Chapter 3 – Confidentiality practices

Area suppression for income characteristic data

Area suppression is used to replace all income characteristic data with an 'x' for geographic areas with populations and/or number of households below a specific threshold.

If an NHS tabulation contains quantitative income data (e.g., total income, wages), qualitative data based on income concepts (e.g., low income before tax status) or derived data based on quantitative income variables (e.g., indexes) for individuals, families or households, then the following rule applies: income characteristic data are replaced with an 'x' for areas where the population is less than 250 or where the number of private households is less than 40. The private household threshold does not apply for tabulations based on place of work geographies.

Confidentiality adjustment for place of work estimates

The place of work estimates for dissemination blocks are available on a custom basis. These estimates will be adjusted to reinforce the confidential nature of the data. In fact, all dissemination block estimates for employed labour force having a usual place of work or worked at home will be rounded to a base of 5. This adjustment, however, will be controlled. That is, aggregates (totals) of the adjusted population estimates for dissemination areas will always be within 5 of the actual values.

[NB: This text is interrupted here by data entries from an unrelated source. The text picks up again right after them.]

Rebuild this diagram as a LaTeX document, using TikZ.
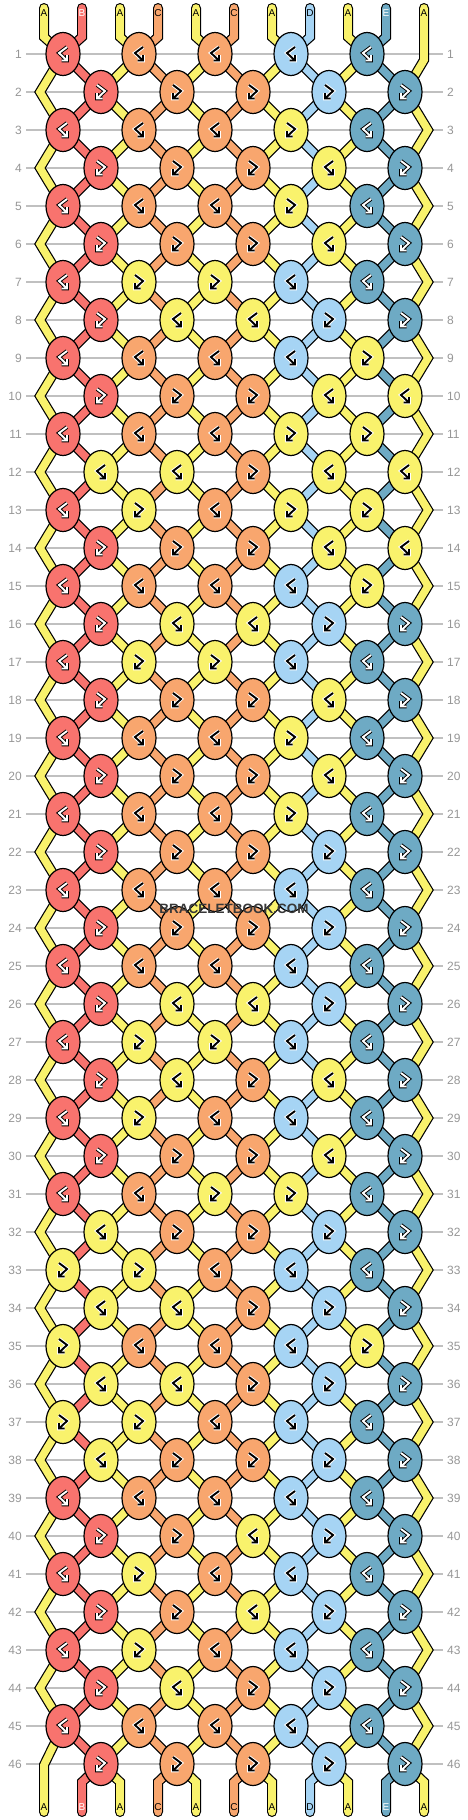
\documentclass[tikz,border=0pt]{standalone}
\usepackage{fontspec}
\setmainfont{Liberation Sans}
\usetikzlibrary{shapes.geometric}
\pgfdeclarelayer{background}
\pgfsetlayers{background,main}
\definecolor{colY}{RGB}{249,242,108}
\definecolor{colB}{RGB}{248,115,110}
\definecolor{colC}{RGB}{248,166,110}
\definecolor{colD}{RGB}{166,212,244}
\definecolor{colE}{RGB}{110,170,196}
\definecolor{gridgray}{RGB}{192,192,192}
\definecolor{labgray}{RGB}{150,150,150}
\tikzset{
  knot/.style={ellipse, draw=black, line width=1.2pt, minimum width=34pt, minimum height=43pt, inner sep=0pt},
  threadline/.style={line width=10pt, line join=miter},
  threadfill/.style={line width=7.6pt, line join=miter},
  glyphhalo/.style={line width=3.8pt, line join=miter},
  glyphink/.style={line width=1.9pt, line join=miter},
  rowlab/.style={text=labgray, font=\fontsize{12}{12}\selectfont, inner xsep=4pt},
  endlab/.style={font=\fontsize{10}{10}\selectfont, inner sep=0pt},
  gridline/.style={draw=gridgray, line width=1.2pt}
}
\def\lY{Y}\def\lB{B}\def\lE{E}
\begin{document}
\begin{tikzpicture}[x=1pt, y=-1pt]
\useasboundingbox (0,0) rectangle (468,1820);

% row numbers and guide lines
\foreach \r in {1,...,46}{
  \pgfmathsetmacro\ky{54+38*(\r-1)}
  \node[rowlab, anchor=east] (ll-\r) at (26,\ky) {\r};
  \node[rowlab, anchor=west] (rl-\r) at (443,\ky) {\r};
  \begin{pgfonlayer}{background}
    \draw[gridline] (ll-\r.east) -- (rl-\r.west);
  \end{pgfonlayer}
}

% knots: row / five knots (Y = the A thread on top)
\foreach \r/\ka/\kb/\kc/\kd/\ke in {1/B/C/C/D/E, 2/B/C/C/D/E, 3/B/C/C/Y/E, 4/B/C/C/Y/E,
  5/B/C/C/Y/E, 6/B/C/C/Y/E, 7/B/Y/Y/D/E, 8/B/Y/Y/D/E,
  9/B/C/C/D/Y, 10/B/C/C/Y/Y, 11/B/C/C/Y/Y, 12/Y/Y/C/Y/Y,
  13/B/Y/C/Y/Y, 14/B/C/C/Y/Y, 15/B/C/C/D/Y, 16/B/Y/Y/D/E,
  17/B/Y/Y/D/E, 18/B/C/C/Y/E, 19/B/C/C/Y/E, 20/B/C/C/Y/E,
  21/B/C/C/Y/E, 22/B/C/C/D/E, 23/B/C/C/D/E, 24/B/C/C/D/E,
  25/B/C/C/D/E, 26/B/Y/Y/D/E, 27/B/Y/Y/D/E, 28/B/Y/C/Y/E,
  29/B/Y/C/D/E, 30/B/C/C/Y/E, 31/B/C/Y/Y/E, 32/Y/C/C/D/E,
  33/Y/Y/C/D/E, 34/Y/Y/C/D/E, 35/Y/C/C/D/Y, 36/Y/Y/C/D/E,
  37/Y/Y/C/D/E, 38/Y/C/C/D/E, 39/B/C/C/D/E, 40/B/C/Y/D/E,
  41/B/Y/C/D/E, 42/B/C/Y/D/E, 43/B/Y/C/D/E, 44/B/Y/C/D/E,
  45/B/C/C/D/E, 46/B/C/C/D/E}{
  \pgfmathsetmacro\ky{54+38*(\r-1)}
  \ifodd\r\relax\def\kx{63}\else\def\kx{101}\fi
  \foreach \j/\kcol in {0/\ka,1/\kb,2/\kc,3/\kd,4/\ke}{
    \pgfmathsetmacro\xx{\kx+76*\j}
    \edef\cc{\kcol}
    \edef\cname{col\cc}
    \node[knot, fill=\cname] (k-\r-\j) at (\xx,\ky) {};
    \def\ink{black}\def\halo{white}
    \ifx\cc\lB\def\ink{white}\def\halo{black}\fi
    \ifx\cc\lE\def\ink{white}\def\halo{black}\fi
    \def\gs{1}
    \ifodd\r\relax
      \ifx\cc\lY\else\def\gs{-1}\fi
    \else
      \ifx\cc\lY\def\gs{-1}\fi
    \fi
    \begin{scope}[shift={(\xx,\ky)}, xscale=\gs]
      \draw[glyphhalo, draw=\halo] (-4,-7) -- (4,-1) -- (-4,6.5) (-4,1) -- (-4,6.5) -- (1.5,6.5);
      \draw[glyphink, draw=\ink] (-4,-7) -- (4,-1) -- (-4,6.5) (-4,1) -- (-4,6.5) -- (1.5,6.5);
    \end{scope}
  }
}

\begin{pgfonlayer}{background}
% threads between rows
\foreach \r in {1,...,45}{
  \pgfmathtruncatemacro\rn{\r+1}
  \foreach \j/\sc in {0/B,1/C,2/C,3/D,4/E}{
    \draw[threadline, draw=black] (k-\r-\j.center) -- (k-\rn-\j.center);
    \draw[threadfill, draw=col\sc] (k-\r-\j.center) -- (k-\rn-\j.center);
  }
  \ifodd\r\relax
    \foreach \j in {1,...,4}{
      \pgfmathtruncatemacro\jm{\j-1}
      \draw[threadline, draw=black] (k-\r-\j.center) -- (k-\rn-\jm.center);
      \draw[threadfill, draw=colY] (k-\r-\j.center) -- (k-\rn-\jm.center);
    }
  \else
    \foreach \j in {0,...,3}{
      \pgfmathtruncatemacro\jp{\j+1}
      \draw[threadline, draw=black] (k-\r-\j.center) -- (k-\rn-\jp.center);
      \draw[threadfill, draw=colY] (k-\r-\j.center) -- (k-\rn-\jp.center);
    }
  \fi
}
% outer A threads
\foreach \r in {1,3,...,43}{
  \pgfmathtruncatemacro\rn{\r+1}
  \pgfmathtruncatemacro\rr{\r+2}
  \coordinate (zl-\rn) at (40,{54+38*\r});
  \draw[threadline, draw=black] (k-\r-0.center) -- (zl-\rn) -- (k-\rr-0.center);
  \draw[threadfill, draw=colY] (k-\r-0.center) -- (zl-\rn) -- (k-\rr-0.center);
}
\foreach \r in {2,4,...,44}{
  \pgfmathtruncatemacro\rn{\r+1}
  \pgfmathtruncatemacro\rr{\r+2}
  \coordinate (zr-\rn) at (428,{54+38*\r});
  \draw[threadline, draw=black] (k-\r-4.center) -- (zr-\rn) -- (k-\rr-4.center);
  \draw[threadfill, draw=colY] (k-\r-4.center) -- (zr-\rn) -- (k-\rr-4.center);
}
% loose ends, top and bottom
\foreach \s/\sc/\j in {1/Y/0,2/B/0,3/Y/1,4/C/1,5/Y/2,6/C/2,7/Y/3,8/D/3,9/Y/4,10/E/4}{
  \pgfmathsetmacro\sx{44+38*(\s-1)}
  \coordinate (top-\s) at (\sx,8);
  \draw[threadline, draw=black, line cap=round] (top-\s) -- (\sx,37) -- (k-1-\j.center);
  \draw[threadfill, draw=col\sc, line cap=round] (top-\s) -- (\sx,37) -- (k-1-\j.center);
}
\coordinate (top-11) at (424,8);
\draw[threadline, draw=black, line cap=round] (top-11) -- (424,60) -- (k-2-4.center);
\draw[threadfill, draw=colY, line cap=round] (top-11) -- (424,60) -- (k-2-4.center);
\coordinate (bot-1) at (44,1812);
\draw[threadline, draw=black, line cap=round] (k-45-0.center) -- (44,1765) -- (bot-1);
\draw[threadfill, draw=colY, line cap=round] (k-45-0.center) -- (44,1765) -- (bot-1);
\foreach \s/\sc/\j in {2/B/0,3/Y/0,4/C/1,5/Y/1,6/C/2,7/Y/2,8/D/3,9/Y/3,10/E/4,11/Y/4}{
  \pgfmathsetmacro\sx{44+38*(\s-1)}
  \coordinate (bot-\s) at (\sx,1812);
  \draw[threadline, draw=black, line cap=round] (k-46-\j.center) -- (\sx,1782) -- (bot-\s);
  \draw[threadfill, draw=col\sc, line cap=round] (k-46-\j.center) -- (\sx,1782) -- (bot-\s);
}
\end{pgfonlayer}

% thread letters
\foreach \s/\tl/\tc in {1/A/black,2/B/white,3/A/black,4/C/black,5/A/black,6/C/black,7/A/black,8/D/black,9/A/black,10/E/white,11/A/black}{
  \node[endlab, text=\tc] (tl-\s) at (top-\s |- 0,13) {\tl};
  \node[endlab, text=\tc] (bl-\s) at (bot-\s |- 0,1807) {\tl};
}

\node[font=\bfseries\fontsize{13.5}{13.5}\selectfont, text=black!78] (mark) at (234,909) {BRACELETBOOK.COM};
\end{tikzpicture}
\end{document}
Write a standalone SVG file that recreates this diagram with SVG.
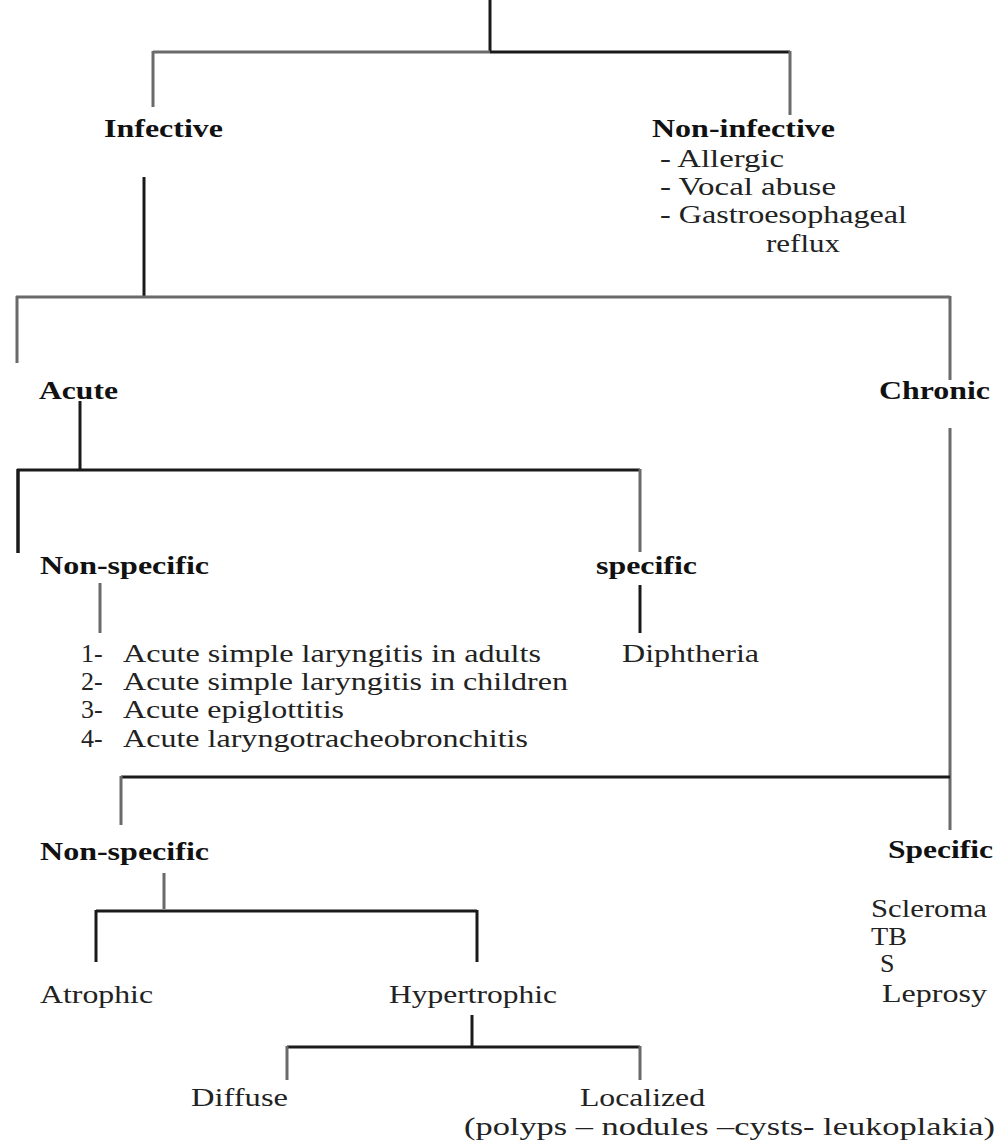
<svg xmlns="http://www.w3.org/2000/svg" width="996" height="1142" viewBox="0 0 996 1142">
<style>
text{font-family:"Liberation Serif","Times New Roman",serif;font-size:26px;fill:#222}
.b{font-weight:bold;fill:#111}
.dk{stroke:#1a1a1a;stroke-width:3;fill:none}
.gr{stroke:#6a6a6a;stroke-width:3;fill:none}
</style>
<rect width="996" height="1142" fill="#fff"/>
<g id="connectors">
<path class="dk" d="M490 0V52"/>
<path class="gr" d="M153 52H490"/>
<path class="dk" d="M490 52H790"/>
<path class="gr" d="M153 51V107M790 51V115"/>
<path class="dk" d="M144 177V297"/>
<path class="gr" d="M16 297H950M17 296V363M950 296V380"/>
<path class="dk" d="M80 401V470M17 470H640"/>
<path class="dk" d="M18 469V553" style="stroke-width:3.5"/>
<path class="gr" d="M640 469V552M100 583V633"/>
<path class="dk" d="M640 585V633"/>
<path class="gr" d="M950 428V830"/>
<path class="dk" d="M121 777H950"/>
<path class="gr" d="M121 776V825M164 873V909"/>
<path class="dk" d="M96 911H477M96 910V962M477 910V962"/>
<path class="dk" d="M472 1015V1047M287 1047H640"/>
<path class="gr" d="M287 1046V1080M640 1046V1080"/>
</g>
<g id="n-infective"><text class="b" x="104" y="137" textLength="119" lengthAdjust="spacingAndGlyphs">Infective</text></g>
<g id="n-noninfective">
<text class="b" x="652" y="137" textLength="183" lengthAdjust="spacingAndGlyphs">Non-infective</text>
<text x="660" y="167" textLength="124" lengthAdjust="spacingAndGlyphs">- Allergic</text>
<text x="660" y="195" textLength="176" lengthAdjust="spacingAndGlyphs">- Vocal abuse</text>
<text x="660" y="223" textLength="247" lengthAdjust="spacingAndGlyphs">- Gastroesophageal</text>
<text x="766" y="252" textLength="74" lengthAdjust="spacingAndGlyphs">reflux</text>
</g>
<g id="n-acute"><text class="b" x="39" y="399" textLength="79" lengthAdjust="spacingAndGlyphs">Acute</text></g>
<g id="n-chronic"><text class="b" x="879" y="399" textLength="111" lengthAdjust="spacingAndGlyphs">Chronic</text></g>
<g id="n-acute-nonspecific">
<text class="b" x="40" y="574" textLength="169" lengthAdjust="spacingAndGlyphs">Non-specific</text>
<text x="81" y="662">1-</text><text x="123" y="662" textLength="418" lengthAdjust="spacingAndGlyphs">Acute simple laryngitis in adults</text>
<text x="81" y="690">2-</text><text x="123" y="690" textLength="445" lengthAdjust="spacingAndGlyphs">Acute simple laryngitis in children</text>
<text x="81" y="718">3-</text><text x="123" y="718" textLength="221" lengthAdjust="spacingAndGlyphs">Acute epiglottitis</text>
<text x="81" y="747">4-</text><text x="123" y="747" textLength="405" lengthAdjust="spacingAndGlyphs">Acute laryngotracheobronchitis</text>
</g>
<g id="n-acute-specific">
<text class="b" x="596" y="574" textLength="101" lengthAdjust="spacingAndGlyphs">specific</text>
<text x="622" y="662" textLength="137" lengthAdjust="spacingAndGlyphs">Diphtheria</text>
</g>
<g id="n-chronic-nonspecific"><text class="b" x="40" y="860" textLength="169" lengthAdjust="spacingAndGlyphs">Non-specific</text></g>
<g id="n-chronic-specific">
<text class="b" x="888" y="858" textLength="105" lengthAdjust="spacingAndGlyphs">Specific</text>
<text x="871" y="917" textLength="116" lengthAdjust="spacingAndGlyphs">Scleroma</text>
<text x="871" y="945" textLength="36" lengthAdjust="spacingAndGlyphs">TB</text>
<text x="880" y="972">S</text>
<text x="882" y="1002" textLength="105" lengthAdjust="spacingAndGlyphs">Leprosy</text>
</g>
<g id="n-atrophic"><text x="40" y="1003" textLength="113" lengthAdjust="spacingAndGlyphs">Atrophic</text></g>
<g id="n-hypertrophic"><text x="389" y="1003" textLength="168" lengthAdjust="spacingAndGlyphs">Hypertrophic</text></g>
<g id="n-diffuse"><text x="191" y="1106" textLength="97" lengthAdjust="spacingAndGlyphs">Diffuse</text></g>
<g id="n-localized">
<text x="580" y="1106" textLength="125" lengthAdjust="spacingAndGlyphs">Localized</text>
<text x="464" y="1135" textLength="531" lengthAdjust="spacingAndGlyphs">(polyps – nodules –cysts- leukoplakia)</text>
</g>
</svg>
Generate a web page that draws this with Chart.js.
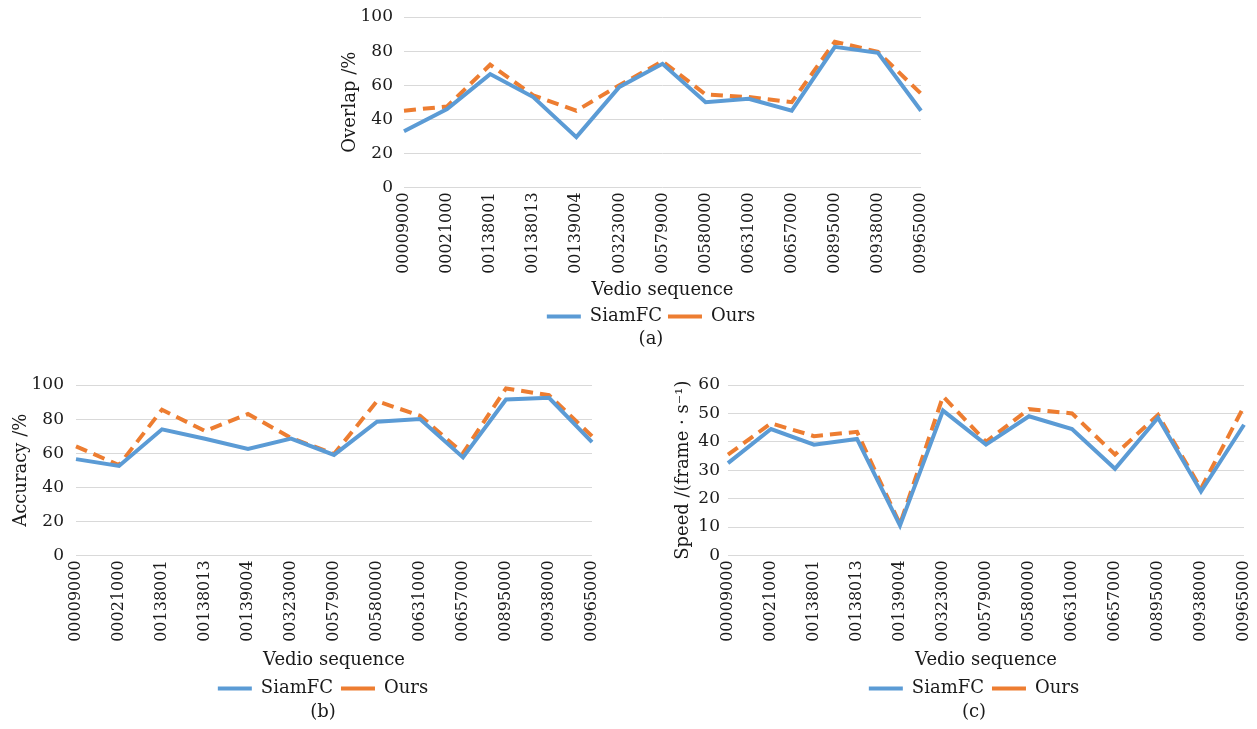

Confidentiality adjustment for daytime population estimates

Daytime population estimates will be determined by taking the population living in a specific area, adding in the workers who live elsewhere and commute into the area, and subtracting the workers who live in the area and commute out of the area. The number of workers will be based on persons in the employed labour force having a usual place of work or worked at home. Daytime population estimates will be adjusted to reinforce the confidential nature of the data by controlled rounding of the estimates to a base of 5.

Preventing disclosure

Prevention of direct or residual disclosure must also be addressed when determining product content. When assessing the potential for disclosure, a number of factors must be considered. The detail of individual variables, cross-classification of variables and the geographic level of the data will all contribute to the risk. For example, there may be no risk in producing households by number of rooms in the dwelling and detailed groupings of dwelling value showing various characteristics of the household members for large geographic areas. However, the risk of disclosure would increase for the lower levels of geography.

The most common method used for preventing disclosure is defining content that is appropriate for a given geographic level. Increasing population thresholds or applying manual suppression as needed are other methods that can be employed. Since these are typically product-specific requirements, they are not part of the automated suppression systems.

Census of Agriculture tabulations

Census of Agriculture and National Household Survey (NHS) data are matched using geographic information and the characteristics of farm operators (i.e., age and sex). Match rates are about 95% and weighting is performed to account for non-matches. Data are available for all members of households where a farm operator resides.

Census of Agriculture data include farm type, farm sales, area of crops and numbers of livestock while the NHS provides socioeconomic data, including education, income and occupation of families and household members. Pre-planned standard products are produced at the province level only.

Custom products are available at provincial levels. The data are random-rounded and low-bounded to ensure confidentiality. Suppressions are done manually if cells are below a specified size.

All verification of tables is done internally by Census of Agriculture staff.

Public Use Microdata Files (PUMFs)

The 2011 NHS PUMF products will consist of two microdata files: the individual file and the hierarchical file. The individual file will contain records from approximately 3% of the Canadian population and the hierarchical file will contain records from 1% of the population in private households.

Microdata files are unique among NHS products in that they give users access to non-aggregated data. This makes PUMF a powerful research tool. The files contain a large number of variables. Users can group and manipulate these variables to suit their own data and research requirements. Tabulations not included in other NHS products can be created, or relationships between variables can be analyzed using various analytical tools.

The NHS Public Use Microdata Files (PUMFs) provide quick access to a comprehensive social and economic database about Canada and its people. They consist of samples of anonymous responses to the NHS questionnaire (Forms N1, N2). The PUMFs contain statistical information about Canadians, the families and households to which they belong and the dwellings in which they live and allow researchers to study the relationships between these universes.

Statistics Canada has to protect the confidential information that it collects. Owing to the very nature of a microdata file, various measures are taken to fulfil this commitment. The Microdata Release Committee reviews all requests for release of microdata.

Data for small geographic areas will not be available in these files. The user will find information only for selected census metropolitan areas, the provinces and the territories. Variable data is aggregated to preserve confidentiality while providing as much detail as possible to maintain the analytical value of the file. Some of the values of sensitive variables are suppressed because their combination could be used to identify a person, a family or a household. Also, all quantitative dollar value variables are subjected to random rounding and are top and bottom coded.